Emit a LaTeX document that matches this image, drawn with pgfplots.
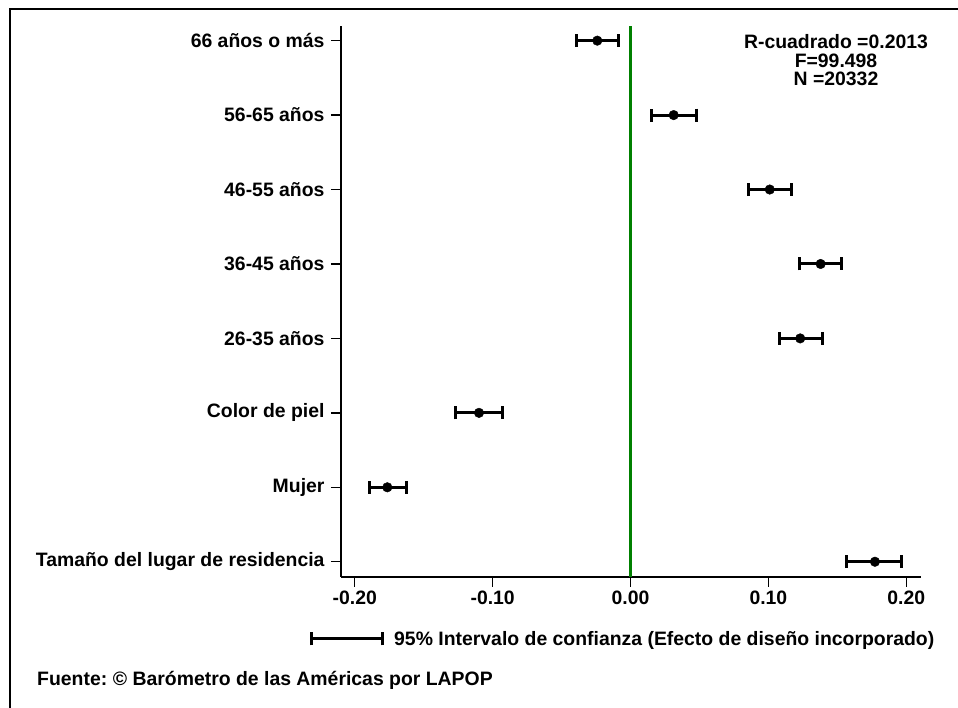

------------------------

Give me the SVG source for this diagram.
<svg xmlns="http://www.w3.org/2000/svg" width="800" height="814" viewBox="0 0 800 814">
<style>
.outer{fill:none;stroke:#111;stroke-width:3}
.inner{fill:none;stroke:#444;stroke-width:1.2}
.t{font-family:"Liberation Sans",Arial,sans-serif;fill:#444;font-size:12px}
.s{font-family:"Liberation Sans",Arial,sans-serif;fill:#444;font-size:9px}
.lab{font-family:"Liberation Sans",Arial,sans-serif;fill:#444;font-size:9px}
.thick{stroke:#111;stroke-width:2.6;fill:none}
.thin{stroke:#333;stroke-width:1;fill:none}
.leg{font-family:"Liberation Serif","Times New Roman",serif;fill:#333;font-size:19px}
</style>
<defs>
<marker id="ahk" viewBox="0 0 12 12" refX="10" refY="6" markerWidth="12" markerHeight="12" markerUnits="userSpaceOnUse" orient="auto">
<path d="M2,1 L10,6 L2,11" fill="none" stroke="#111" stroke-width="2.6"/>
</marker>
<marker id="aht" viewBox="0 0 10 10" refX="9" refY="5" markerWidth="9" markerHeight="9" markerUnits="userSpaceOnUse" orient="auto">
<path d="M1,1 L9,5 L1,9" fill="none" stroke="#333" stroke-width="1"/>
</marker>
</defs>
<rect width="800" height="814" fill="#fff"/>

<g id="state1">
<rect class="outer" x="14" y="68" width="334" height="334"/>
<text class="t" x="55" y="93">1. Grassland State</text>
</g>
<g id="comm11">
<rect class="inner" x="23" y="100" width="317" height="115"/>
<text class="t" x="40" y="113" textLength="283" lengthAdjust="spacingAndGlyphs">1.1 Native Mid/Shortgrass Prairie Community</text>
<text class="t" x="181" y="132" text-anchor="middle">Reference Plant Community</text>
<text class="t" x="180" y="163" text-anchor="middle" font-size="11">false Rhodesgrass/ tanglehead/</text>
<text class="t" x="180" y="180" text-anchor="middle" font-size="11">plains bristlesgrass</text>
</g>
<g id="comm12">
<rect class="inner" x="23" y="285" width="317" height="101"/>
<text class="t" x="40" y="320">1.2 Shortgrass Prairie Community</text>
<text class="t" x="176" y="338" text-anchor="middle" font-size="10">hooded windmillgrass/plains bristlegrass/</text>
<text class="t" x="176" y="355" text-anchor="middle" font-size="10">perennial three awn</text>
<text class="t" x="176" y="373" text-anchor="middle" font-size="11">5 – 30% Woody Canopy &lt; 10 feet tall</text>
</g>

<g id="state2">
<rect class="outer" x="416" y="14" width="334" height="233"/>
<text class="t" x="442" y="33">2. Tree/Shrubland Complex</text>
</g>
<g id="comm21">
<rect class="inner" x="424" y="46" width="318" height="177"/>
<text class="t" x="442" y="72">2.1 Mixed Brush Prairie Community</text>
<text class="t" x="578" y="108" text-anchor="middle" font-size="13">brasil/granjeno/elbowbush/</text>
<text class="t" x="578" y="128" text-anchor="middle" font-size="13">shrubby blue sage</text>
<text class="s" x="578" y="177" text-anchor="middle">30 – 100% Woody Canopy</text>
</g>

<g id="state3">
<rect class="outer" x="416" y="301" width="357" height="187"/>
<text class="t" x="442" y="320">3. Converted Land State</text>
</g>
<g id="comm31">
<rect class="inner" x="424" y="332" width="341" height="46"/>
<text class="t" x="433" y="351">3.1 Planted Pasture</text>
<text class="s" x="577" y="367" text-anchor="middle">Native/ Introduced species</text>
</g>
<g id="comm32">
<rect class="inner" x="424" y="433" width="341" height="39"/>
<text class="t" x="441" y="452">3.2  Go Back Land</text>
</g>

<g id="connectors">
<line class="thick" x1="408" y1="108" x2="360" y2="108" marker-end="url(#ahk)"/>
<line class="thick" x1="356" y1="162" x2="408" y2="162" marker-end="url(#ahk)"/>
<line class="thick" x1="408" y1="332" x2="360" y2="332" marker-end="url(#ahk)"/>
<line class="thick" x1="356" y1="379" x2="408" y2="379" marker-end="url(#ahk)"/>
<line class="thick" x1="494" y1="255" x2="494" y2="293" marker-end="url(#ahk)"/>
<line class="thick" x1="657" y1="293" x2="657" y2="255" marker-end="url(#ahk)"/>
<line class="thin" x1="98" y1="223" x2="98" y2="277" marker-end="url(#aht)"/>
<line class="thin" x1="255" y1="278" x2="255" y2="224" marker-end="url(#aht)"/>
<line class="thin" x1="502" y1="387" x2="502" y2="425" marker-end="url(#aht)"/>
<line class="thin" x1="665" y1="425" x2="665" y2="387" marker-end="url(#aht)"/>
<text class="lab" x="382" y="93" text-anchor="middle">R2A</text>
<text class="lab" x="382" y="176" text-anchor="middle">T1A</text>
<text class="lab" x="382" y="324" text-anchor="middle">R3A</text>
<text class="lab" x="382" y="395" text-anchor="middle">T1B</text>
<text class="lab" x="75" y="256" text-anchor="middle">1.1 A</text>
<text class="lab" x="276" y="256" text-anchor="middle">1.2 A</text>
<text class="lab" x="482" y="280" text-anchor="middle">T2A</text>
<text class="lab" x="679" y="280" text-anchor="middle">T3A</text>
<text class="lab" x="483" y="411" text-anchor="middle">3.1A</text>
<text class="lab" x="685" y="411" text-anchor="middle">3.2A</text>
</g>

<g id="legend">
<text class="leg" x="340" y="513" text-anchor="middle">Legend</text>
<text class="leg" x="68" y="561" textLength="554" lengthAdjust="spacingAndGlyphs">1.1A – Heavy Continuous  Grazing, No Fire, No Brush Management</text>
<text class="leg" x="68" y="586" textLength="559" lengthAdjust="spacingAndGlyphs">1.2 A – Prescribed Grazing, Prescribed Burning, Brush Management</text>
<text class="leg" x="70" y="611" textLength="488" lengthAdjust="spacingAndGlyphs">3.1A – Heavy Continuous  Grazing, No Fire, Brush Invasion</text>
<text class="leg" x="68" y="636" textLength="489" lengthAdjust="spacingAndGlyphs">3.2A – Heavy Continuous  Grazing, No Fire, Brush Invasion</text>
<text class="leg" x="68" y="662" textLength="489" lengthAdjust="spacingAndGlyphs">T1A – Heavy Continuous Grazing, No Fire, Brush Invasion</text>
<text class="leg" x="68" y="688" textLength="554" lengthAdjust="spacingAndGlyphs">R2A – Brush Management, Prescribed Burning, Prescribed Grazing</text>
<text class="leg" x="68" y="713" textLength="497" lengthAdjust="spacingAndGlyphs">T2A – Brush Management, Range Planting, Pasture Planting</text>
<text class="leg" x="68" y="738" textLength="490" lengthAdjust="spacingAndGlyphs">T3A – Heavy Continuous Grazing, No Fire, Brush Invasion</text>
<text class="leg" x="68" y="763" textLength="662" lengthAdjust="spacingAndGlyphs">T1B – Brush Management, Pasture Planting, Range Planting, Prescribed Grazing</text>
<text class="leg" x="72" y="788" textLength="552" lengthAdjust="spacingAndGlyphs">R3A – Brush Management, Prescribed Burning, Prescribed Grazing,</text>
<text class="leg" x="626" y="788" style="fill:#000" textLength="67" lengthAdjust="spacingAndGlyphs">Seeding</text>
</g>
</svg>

------------------------

• EXERCISE PROMPT: From the material above, copy each line that includes the word "this".

• ANSWER TO THE EXERCISE:
Emit a LaTeX document that matches this image, drawn with pgfplots.
Give me the SVG source for this diagram.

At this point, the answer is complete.